American baseball player (born 1995)

Devlin Granberg (born September 8, 1995) is an American former baseball outfielder. In 2018, he was a consensus All-American and also the Division I Baseball Academic All-America Team Member of the Year. He was later in the Boston Red Sox organization.

==Biography==
Granberg was born and grew up in Hudson, Colorado and attended Holy Family High School.

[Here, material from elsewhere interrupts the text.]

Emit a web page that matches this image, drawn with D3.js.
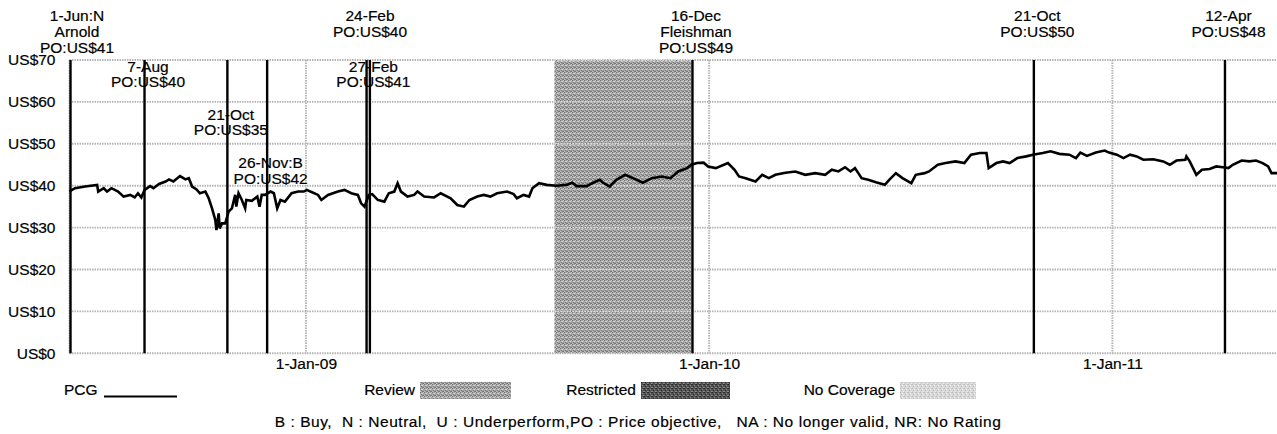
<!DOCTYPE html>
<html><head><meta charset="utf-8">
<script src="https://cdn.jsdelivr.net/npm/d3@7"></script>
<style>
html,body{margin:0;padding:0;background:#fff;}
text{font-family:"Liberation Sans",Arial,sans-serif;fill:#000;stroke:#000;stroke-width:0.2px;}
</style></head>
<body><svg id="c" width="1277" height="434"></svg>
<script>
// ---------- data ----------
const priceDates = ["2008-06-01","2008-06-02","2008-06-06","2008-06-15","2008-06-26","2008-06-27","2008-07-02","2008-07-05","2008-07-09","2008-07-15","2008-07-20","2008-07-26","2008-07-30","2008-08-02","2008-08-05","2008-08-08","2008-08-13","2008-08-16","2008-08-21","2008-08-27","2008-08-30","2008-09-03","2008-09-09","2008-09-14","2008-09-17","2008-09-20","2008-09-24","2008-09-27","2008-10-02","2008-10-05","2008-10-08","2008-10-11","2008-10-12","2008-10-14","2008-10-15","2008-10-17","2008-10-20","2008-10-23","2008-10-26","2008-10-29","2008-10-30","2008-11-01","2008-11-04","2008-11-07","2008-11-08","2008-11-13","2008-11-18","2008-11-20","2008-11-22","2008-11-25","2008-11-30","2008-12-03","2008-12-06","2008-12-09","2008-12-13","2008-12-19","2008-12-25","2008-12-30","2009-01-02","2009-01-05","2009-01-12","2009-01-15","2009-01-21","2009-01-30","2009-02-05","2009-02-11","2009-02-17","2009-02-20","2009-02-23","2009-02-27","2009-03-02","2009-03-07","2009-03-13","2009-03-17","2009-03-22","2009-03-25","2009-03-28","2009-04-03","2009-04-09","2009-04-12","2009-04-18","2009-04-27","2009-05-03","2009-05-12","2009-05-18","2009-05-24","2009-05-29","2009-06-05","2009-06-11","2009-06-17","2009-06-23","2009-07-02","2009-07-08","2009-07-11","2009-07-17","2009-07-22","2009-07-25","2009-07-31","2009-08-07","2009-08-16","2009-08-25","2009-08-30","2009-09-03","2009-09-12","2009-09-18","2009-09-24","2009-09-27","2009-10-03","2009-10-09","2009-10-17","2009-10-24","2009-11-02","2009-11-10","2009-11-19","2009-11-27","2009-12-04","2009-12-12","2009-12-16","2009-12-21","2009-12-27","2009-12-31","2010-01-07","2010-01-18","2010-01-24","2010-01-28","2010-02-03","2010-02-12","2010-02-18","2010-02-24","2010-03-02","2010-03-11","2010-03-20","2010-03-29","2010-04-07","2010-04-16","2010-04-22","2010-04-28","2010-05-04","2010-05-09","2010-05-13","2010-05-19","2010-05-25","2010-06-01","2010-06-09","2010-06-13","2010-06-19","2010-06-25","2010-07-03","2010-07-07","2010-07-15","2010-07-19","2010-07-27","2010-08-03","2010-08-12","2010-08-20","2010-08-26","2010-09-03","2010-09-09","2010-09-11","2010-09-18","2010-09-24","2010-09-30","2010-10-07","2010-10-15","2010-10-21","2010-10-30","2010-11-06","2010-11-14","2010-11-23","2010-11-29","2010-12-03","2010-12-09","2010-12-17","2010-12-25","2010-12-29","2011-01-05","2011-01-11","2011-01-17","2011-01-23","2011-01-29","2011-02-07","2011-02-16","2011-02-22","2011-02-28","2011-03-08","2011-03-09","2011-03-12","2011-03-15","2011-03-18","2011-03-23","2011-03-30","2011-04-05","2011-04-11","2011-04-16","2011-04-20","2011-04-28","2011-05-05","2011-05-11","2011-05-17","2011-05-22","2011-05-25","2011-05-30"];
const priceValues = [39.0,38.8,39.4,39.8,40.2,38.6,39.4,38.6,39.4,38.6,37.4,37.8,37.2,38.2,37.2,39.0,39.9,39.4,40.4,41.0,41.5,41.0,42.3,41.5,41.8,39.8,39.1,38.2,38.6,37.0,34.6,31.8,29.4,33.4,29.8,31.0,31.0,33.8,34.6,37.8,35.0,38.2,36.6,34.6,36.6,36.4,37.4,35.0,37.8,37.8,38.6,38.2,34.6,36.6,36.2,38.2,38.6,38.6,39.0,38.6,37.8,36.6,37.8,38.6,39.0,38.2,37.8,35.8,35.0,37.8,38.0,36.6,36.2,38.2,38.6,40.6,38.6,37.4,37.8,38.6,37.4,37.2,38.2,37.0,35.4,35.0,36.6,37.4,37.8,37.4,38.2,38.6,38.0,37.0,37.8,37.4,39.4,40.6,40.2,40.0,40.2,40.7,39.9,39.9,40.7,41.4,40.7,39.8,41.4,42.6,41.8,40.7,41.8,42.2,41.8,43.4,44.2,45.0,45.4,45.5,44.6,44.2,45.4,43.8,42.2,41.8,41.0,42.6,41.8,42.6,43.1,43.4,42.6,43.0,42.6,43.8,43.4,44.4,43.4,44.2,41.8,41.4,40.8,40.2,41.4,43.0,41.8,40.6,42.6,43.0,43.4,45.0,45.4,45.8,45.4,47.4,47.8,47.8,44.2,45.4,45.8,45.4,46.6,47.0,47.4,47.8,48.2,47.6,47.4,46.6,47.9,47.1,47.9,48.4,47.9,47.4,46.6,47.4,47.0,46.2,46.3,45.8,45.0,46.0,46.2,47.0,45.8,44.2,42.6,43.8,44.0,44.6,44.4,44.2,45.0,46.0,45.8,46.0,45.4,44.6,43.0,43.0];

const ratingDates = ["2008-06-01","2008-08-07","2008-10-21","2008-11-26","2009-02-24","2009-02-27","2009-12-16","2010-10-21","2011-04-12"];
const ratingLabels = [
  ["1-Jun:N","Arnold","PO:US$41"],
  ["7-Aug","PO:US$40"],
  ["21-Oct","PO:US$35"],
  ["26-Nov:B","PO:US$42"],
  ["24-Feb","PO:US$40"],
  ["27-Feb","PO:US$41"],
  ["16-Dec","Fleishman","PO:US$49"],
  ["21-Oct","PO:US$50"],
  ["12-Apr","PO:US$48"]
];
const reviewStart = "2009-08-14";
const reviewEnd = "2009-12-16";
const yTicks = [0,10,20,30,40,50,60,70];
const xTickDates = ["2009-01-01","2010-01-01","2011-01-01"];
const xTickLabels = ["1-Jan-09","1-Jan-10","1-Jan-11"];
const legendItems = ["Review","Restricted","No Coverage"];
const seriesName = "PCG";
const footnote = "B : Buy,  N : Neutral,  U : Underperform,PO : Price objective,   NA : No longer valid, NR: No Rating";

// ---------- layout ----------
const parse = d3.timeParse("%Y-%m-%d");
const svg = d3.select("#c");
const L = 69.5, R = 1277, T = 60, B = 353.3;
const FS = "15.5px";
const x = d3.scaleTime().domain([parse("2008-06-01"), parse("2011-05-30")]).range([L, R]);
const y = d3.scaleLinear().domain([0, 70]).range([B, T]);

// patterns
const defs = svg.append("defs");
function pat(id, base, dots) {
  const p = defs.append("pattern").attr("id", id).attr("width", 4).attr("height", 4)
    .attr("patternUnits", "userSpaceOnUse");
  p.append("rect").attr("width", 4).attr("height", 4).attr("fill", base);
  dots.forEach(d => p.append("rect").attr("x", d[0]).attr("y", d[1]).attr("width", 1).attr("height", 1).attr("fill", d[2]));
}
pat("pReview", "#a4a4a4", [[0,0,"#707070"],[2,1,"#cccccc"],[1,2,"#7a7a7a"],[3,3,"#727272"],[3,0,"#c8c8c8"],[0,3,"#c6c6c6"],[2,3,"#808080"],[1,1,"#d0d0d0"]]);
pat("pRestr", "#545454", [[0,0,"#222"],[2,1,"#8a8a8a"],[1,2,"#2a2a2a"],[3,3,"#909090"],[3,0,"#333"],[0,3,"#7e7e7e"]]);
pat("pNoCov", "#d8d8d8", [[0,0,"#bcbcbc"],[2,1,"#f2f2f2"],[1,2,"#c0c0c0"],[3,3,"#eeeeee"],[3,0,"#c6c6c6"]]);

// review shading
svg.append("rect").attr("x", x(parse(reviewStart))).attr("y", y(70))
  .attr("width", x(parse(reviewEnd)) - x(parse(reviewStart))).attr("height", y(0) - y(70))
  .attr("fill", "url(#pReview)");

// grid
const grid = svg.append("g").attr("stroke", "#b4b4b4").attr("stroke-width", 1.9).attr("stroke-dasharray", "1.5,1");
grid.selectAll("line.h").data(yTicks).join("line").attr("class", "h")
  .attr("x1", L).attr("x2", R).attr("y1", d => y(d)).attr("y2", d => y(d));
grid.selectAll("line.v").data(xTickDates).join("line").attr("class", "v")
  .attr("x1", d => x(parse(d))).attr("x2", d => x(parse(d))).attr("y1", y(70)).attr("y2", y(0));
grid.append("line").attr("x1", L).attr("x2", L).attr("y1", y(70)).attr("y2", y(0));
// lighter grid over the review band
const rx0 = x(parse(reviewStart)), rx1 = x(parse(reviewEnd));
svg.append("g").attr("stroke", "#dedede").attr("stroke-width", 1.4).attr("stroke-dasharray", "1.5,1.5")
  .selectAll("line").data(yTicks.slice(1)).join("line")
  .attr("x1", rx0).attr("x2", rx1).attr("y1", d => y(d)).attr("y2", d => y(d));

// axes
const yAxis = d3.axisLeft(y).tickValues(yTicks).tickSize(0).tickPadding(14).tickFormat(d => "US$" + d);
const ya = svg.append("g").attr("transform", `translate(${L},0)`).call(yAxis);
ya.select(".domain").remove();
ya.selectAll("text").attr("font-size", FS).style("font-family", '"Liberation Sans",Arial,sans-serif').attr("fill", "#000");

const xAxis = d3.axisBottom(x).tickValues(xTickDates.map(parse)).tickSize(0).tickPadding(5)
  .tickFormat((d, i) => xTickLabels[i]);
const xa = svg.append("g").attr("transform", `translate(0,${B})`).call(xAxis);
xa.select(".domain").remove();
xa.selectAll("text").attr("font-size", FS).style("font-family", '"Liberation Sans",Arial,sans-serif').attr("fill", "#000");

// rating lines
svg.append("g").selectAll("line").data(ratingDates).join("line")
  .attr("x1", d => x(parse(d)) + 1).attr("x2", d => x(parse(d)) + 1)
  .attr("y1", y(70)).attr("y2", y(0)).attr("stroke", "#000").attr("stroke-width", 2.4);

// price line
const pts = priceDates.map((d, i) => [parse(d), priceValues[i]]);
svg.append("path").datum(pts).attr("fill", "none").attr("stroke", "#000").attr("stroke-width", 2.6)
  .attr("stroke-linejoin", "miter").attr("d", d3.line().x(d => x(d[0])).y(d => y(d[1])));

// rating labels
const labelLevel = [0, 1, 2, 3, 0, 1, 0, 0, 0];
const levelBase = [21, 71.5, 119.5, 168];
const lineH = 15.8;
const lab = svg.append("g").attr("font-size", FS).attr("text-anchor", "middle");
ratingLabels.forEach((lines, i) => {
  let cx = x(parse(ratingDates[i])) + 4.5;
  if (i === 0) cx = 77;
  lines.forEach((s, j) => {
    lab.append("text").attr("x", cx).attr("y", levelBase[labelLevel[i]] + j * lineH).text(s);
  });
});

// legend
const lg = svg.append("g").attr("font-size", FS);
lg.append("text").attr("x", 64).attr("y", 395).text(seriesName);
lg.append("line").attr("x1", 104).attr("x2", 177).attr("y1", 396.5).attr("y2", 396.5)
  .attr("stroke", "#000").attr("stroke-width", 2);
const boxX = [420, 641, 900], boxW = [91, 89, 76], fills = ["url(#pReview)", "url(#pRestr)", "url(#pNoCov)"];
legendItems.forEach((s, i) => {
  lg.append("text").attr("x", boxX[i] - 5).attr("y", 395).attr("text-anchor", "end").text(s);
  lg.append("rect").attr("x", boxX[i]).attr("y", 382).attr("width", boxW[i]).attr("height", 17).attr("fill", fills[i]);
});
lg.append("text").attr("x", 638).attr("y", 427).attr("text-anchor", "middle").attr("font-size", "15.5px")
  .style("white-space", "pre").attr("letter-spacing", "0.55px").text(footnote);
</script></body></html>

Granberg began his college baseball career at Creighton. As a freshman, he hit for a .111 average in 18 at-bats. Granberg transferred to Cisco College after his freshman year. He batted .535 with seven home runs, 25 doubles 57 RBIs and 69 runs scored and was named the North Texas Junior College Athletic Conference Player of the Year as a sophomore. Granberg transferred to Dallas Baptist University for his remaining collegiate eligibility and led the Missouri Valley Conference with .359 batting average in his first season with the team. As a senior, he batted .443 with 13 home runs and 70 RBIs while leading the nation with 112 hits and was named the MVC Player of the Year. Granberg won the Bobby Bragan Collegiate Slugger Award as the best Division I hitter in Texas. He was also named the Division I Baseball Academic All-America Team Member of the Year.

Granberg was selected in the 6th of the 2018 Major League Baseball draft by the Boston Red Sox. He was assigned to the Class A Short Season Lowell Spinners after signing with the team. Granberg began 2019 with the Greenville Drive of the Class A South Atlantic League before being promoted to the Class A-Advanced Salem Red Sox. He returned to Greenville, now the Red Sox's High-A affiliate, to begin the 2021 season. Greenberg batted .326 with seven home runs and 29 RBIs in 27 games before being promoted to the Double-A Portland Sea Dogs.

Granberg began the 2022 season on the injured list with Portland. He was promoted to the Triple-A Worcester Red Sox after slashing .304/.427/.467 in 40 games with the Sea Dogs. He retired on July 26, 2023.